Ex-farm prices in the UK eased this week to stand at £128-130/t on Friday (Apr 1), after highs of £135/t in mid-March.
But with November contracts trading at a £10/t premium compared with May, farmers are effectively being offered £1.66/t per month to store their crop.
Rape futures at the MATIF exchange in Paris are volatile and lost over £2/t on Friday alone. Oilseed trader Kevin Bantick at Nidera said prices would go lower still.
“There is a large open interest on the MATIF and I would expect the May position to go off the board at the end of the month in a weak way.
“Crushers know that the seed is out there, so it‘s a buyer‘s market.”
The EU‘s 1.3m tonne surplus was weighing on values, he added, and had resisted the inflationary pressure of higher US prices.
But the past two weeks have seen soyabean futures for May delivery fall more than £12/t to £122/t at the Chicago Board of Trade.

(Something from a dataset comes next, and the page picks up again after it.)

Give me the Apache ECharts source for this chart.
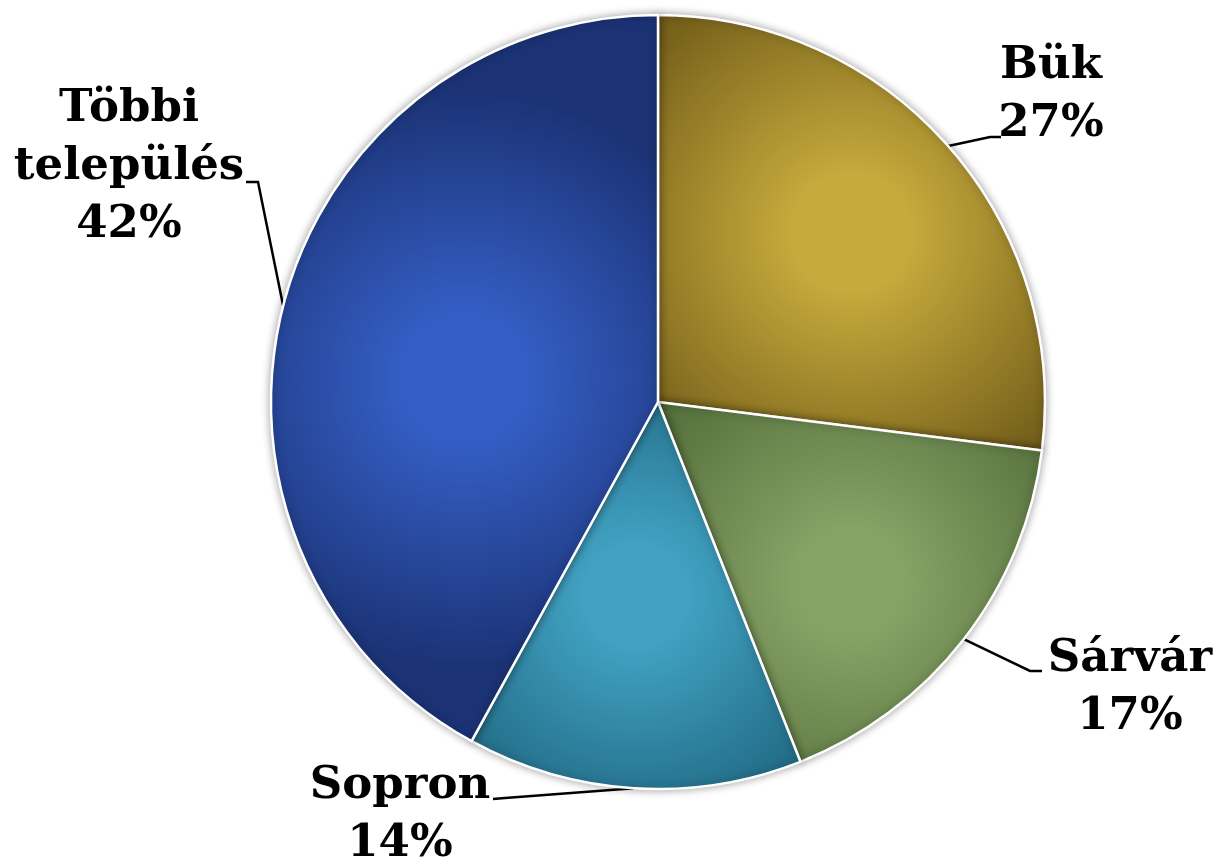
<!DOCTYPE html>
<html>
<head>
<meta charset="utf-8">
<script src="https://cdn.jsdelivr.net/npm/echarts@6/dist/echarts.min.js"></script>
<style>html,body{margin:0;padding:0;background:#fff}#c{width:1220px;height:864px}</style>
</head>
<body>
<div id="c"></div>
<script>
const categories = ["Bük", "Sárvár", "Sopron", "Többi település"];
const values = [27, 17, 14, 42];
const colorsInner = ["#c6aa3c", "#86a265", "#41a2c2", "#355fc6"];
const colorsOuter = ["#6f5a18", "#4f6a37", "#1f6680", "#1b3274"];

// label layout (centre of text block and label-line bends)
const labelPos = [
  {x: 1051, y: 95, pts: [[990, 137], [1001, 137]]},
  {x: 1130, y: 688, pts: [[1030, 671], [1042, 671]]},
  {x: 400, y: 815, pts: [[505, 798], [493, 799]]},
  {x: 129, y: 167, pts: [[258, 182], [246, 182]]}
];

const chart = echarts.init(document.getElementById('c'));
chart.setOption({
  backgroundColor: '#ffffff',
  animation: false,
  series: [{
    type: 'pie',
    center: [658, 402],
    radius: 387,
    startAngle: 90,
    clockwise: true,
    data: categories.map((n, i) => ({
      name: n,
      value: values[i],
      itemStyle: {
        color: {
          type: 'radial', x: 0.5, y: 0.5, r: 0.75,
          colorStops: [
            {offset: 0, color: colorsInner[i]},
            {offset: 0.2, color: colorsInner[i]},
            {offset: 1, color: colorsOuter[i]}
          ]
        }
      }
    })),
    itemStyle: {
      borderColor: '#ffffff',
      borderWidth: 2.5,
      shadowBlur: 8,
      shadowColor: 'rgba(0,0,0,0.35)'
    },
    label: {
      show: true,
      position: 'outside',
      formatter: p => p.name.replace(' ', '\n') + '\n' + p.percent + '%',
      fontFamily: 'DejaVu Serif',
      fontWeight: 'bold',
      fontSize: 45,
      lineHeight: 58,
      color: '#000000',
      align: 'center',
      overflow: 'none'
    },
    labelLine: {
      show: true,
      lineStyle: {color: '#000000', width: 2.5}
    },
    labelLayout: function (params) {
      const lp = labelPos[params.dataIndex];
      const start = params.labelLinePoints ? params.labelLinePoints[0] : lp.pts[0];
      return {
        x: lp.x,
        y: lp.y,
        align: 'center',
        verticalAlign: 'middle',
        labelLinePoints: [start, lp.pts[0], lp.pts[1]]
      };
    }
  }]
});
</script>
</body>
</html>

And markets barely reacted to figures from the US Department of Agriculture forecasting lower-then-expected soyabean plantings in 2005/06 of 71.9m acres, suggesting a crop of 37.5m tonnes.
David Sheppard, managing director of Gleadell, said that a rally in the dollar had moved the funds in the US to start selling their long positions on wheat and rape.
The rally was sparked by the US Federal Reserve‘s announcement of a quarter point rise in interest rates on Mar 22.